§ **RECORDED INFORMATION**:

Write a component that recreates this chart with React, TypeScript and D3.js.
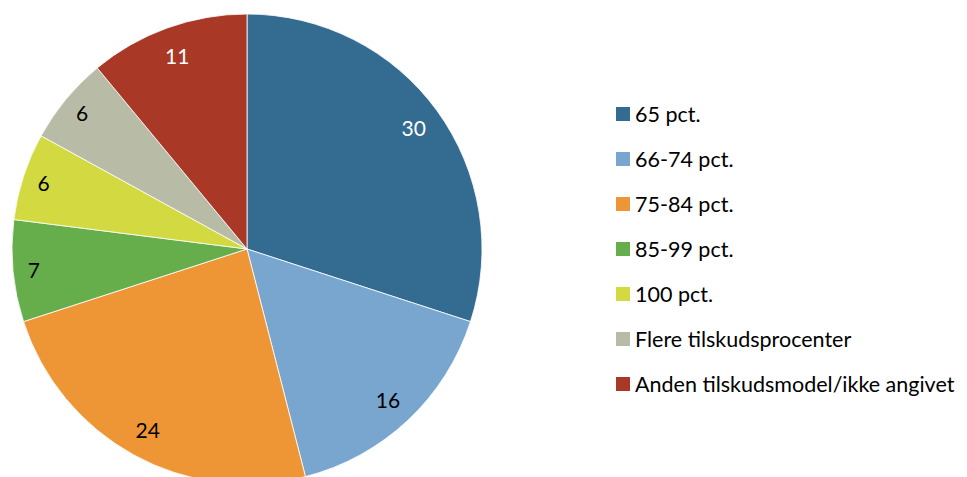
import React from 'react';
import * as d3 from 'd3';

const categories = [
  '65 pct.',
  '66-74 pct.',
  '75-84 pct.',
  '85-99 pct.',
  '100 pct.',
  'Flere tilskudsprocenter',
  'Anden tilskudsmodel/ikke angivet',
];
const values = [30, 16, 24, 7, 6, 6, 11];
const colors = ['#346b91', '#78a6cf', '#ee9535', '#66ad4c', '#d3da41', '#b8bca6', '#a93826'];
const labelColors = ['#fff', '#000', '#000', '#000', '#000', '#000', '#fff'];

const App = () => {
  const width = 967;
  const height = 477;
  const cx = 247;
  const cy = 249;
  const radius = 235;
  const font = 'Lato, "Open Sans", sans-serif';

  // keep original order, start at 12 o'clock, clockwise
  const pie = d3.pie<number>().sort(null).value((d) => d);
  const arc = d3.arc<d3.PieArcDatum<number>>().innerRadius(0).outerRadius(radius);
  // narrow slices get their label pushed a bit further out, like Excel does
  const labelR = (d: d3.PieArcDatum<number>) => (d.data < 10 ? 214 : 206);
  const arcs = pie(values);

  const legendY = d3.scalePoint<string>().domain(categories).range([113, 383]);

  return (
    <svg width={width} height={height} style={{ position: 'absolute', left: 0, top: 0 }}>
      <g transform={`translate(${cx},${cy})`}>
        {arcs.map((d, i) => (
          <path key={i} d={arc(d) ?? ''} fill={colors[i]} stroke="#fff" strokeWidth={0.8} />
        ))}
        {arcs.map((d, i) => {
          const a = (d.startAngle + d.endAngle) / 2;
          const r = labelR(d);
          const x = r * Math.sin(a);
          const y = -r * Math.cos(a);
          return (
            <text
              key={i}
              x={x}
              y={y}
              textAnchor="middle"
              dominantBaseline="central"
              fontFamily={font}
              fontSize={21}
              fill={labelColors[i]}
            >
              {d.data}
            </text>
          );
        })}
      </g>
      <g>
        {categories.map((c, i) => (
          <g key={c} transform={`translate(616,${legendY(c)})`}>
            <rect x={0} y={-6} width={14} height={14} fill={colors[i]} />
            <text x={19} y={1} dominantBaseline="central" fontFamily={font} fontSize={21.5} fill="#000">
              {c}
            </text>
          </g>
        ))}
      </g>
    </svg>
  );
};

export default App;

§ **PROBLEM REQUIREMENTS**: Output the data above without changes, apart from leaving out the pictures.

§ **RESPONSE TO THE EXERCISE**:
Write a component that recreates this chart with React, TypeScript and D3.js.
import React from 'react';
import * as d3 from 'd3';

const categories = [
  '65 pct.',
  '66-74 pct.',
  '75-84 pct.',
  '85-99 pct.',
  '100 pct.',
  'Flere tilskudsprocenter',
  'Anden tilskudsmodel/ikke angivet',
];
const values = [30, 16, 24, 7, 6, 6, 11];
const colors = ['#346b91', '#78a6cf', '#ee9535', '#66ad4c', '#d3da41', '#b8bca6', '#a93826'];
const labelColors = ['#fff', '#000', '#000', '#000', '#000', '#000', '#fff'];

const App = () => {
  const width = 967;
  const height = 477;
  const cx = 247;
  const cy = 249;
  const radius = 235;
  const font = 'Lato, "Open Sans", sans-serif';

  // keep original order, start at 12 o'clock, clockwise
  const pie = d3.pie<number>().sort(null).value((d) => d);
  const arc = d3.arc<d3.PieArcDatum<number>>().innerRadius(0).outerRadius(radius);
  // narrow slices get their label pushed a bit further out, like Excel does
  const labelR = (d: d3.PieArcDatum<number>) => (d.data < 10 ? 214 : 206);
  const arcs = pie(values);

  const legendY = d3.scalePoint<string>().domain(categories).range([113, 383]);

  return (
    <svg width={width} height={height} style={{ position: 'absolute', left: 0, top: 0 }}>
      <g transform={`translate(${cx},${cy})`}>
        {arcs.map((d, i) => (
          <path key={i} d={arc(d) ?? ''} fill={colors[i]} stroke="#fff" strokeWidth={0.8} />
        ))}
        {arcs.map((d, i) => {
          const a = (d.startAngle + d.endAngle) / 2;
          const r = labelR(d);
          const x = r * Math.sin(a);
          const y = -r * Math.cos(a);
          return (
            <text
              key={i}
              x={x}
              y={y}
              textAnchor="middle"
              dominantBaseline="central"
              fontFamily={font}
              fontSize={21}
              fill={labelColors[i]}
            >
              {d.data}
            </text>
          );
        })}
      </g>
      <g>
        {categories.map((c, i) => (
          <g key={c} transform={`translate(616,${legendY(c)})`}>
            <rect x={0} y={-6} width={14} height={14} fill={colors[i]} />
            <text x={19} y={1} dominantBaseline="central" fontFamily={font} fontSize={21.5} fill="#000">
              {c}
            </text>
          </g>
        ))}
      </g>
    </svg>
  );
};

export default App;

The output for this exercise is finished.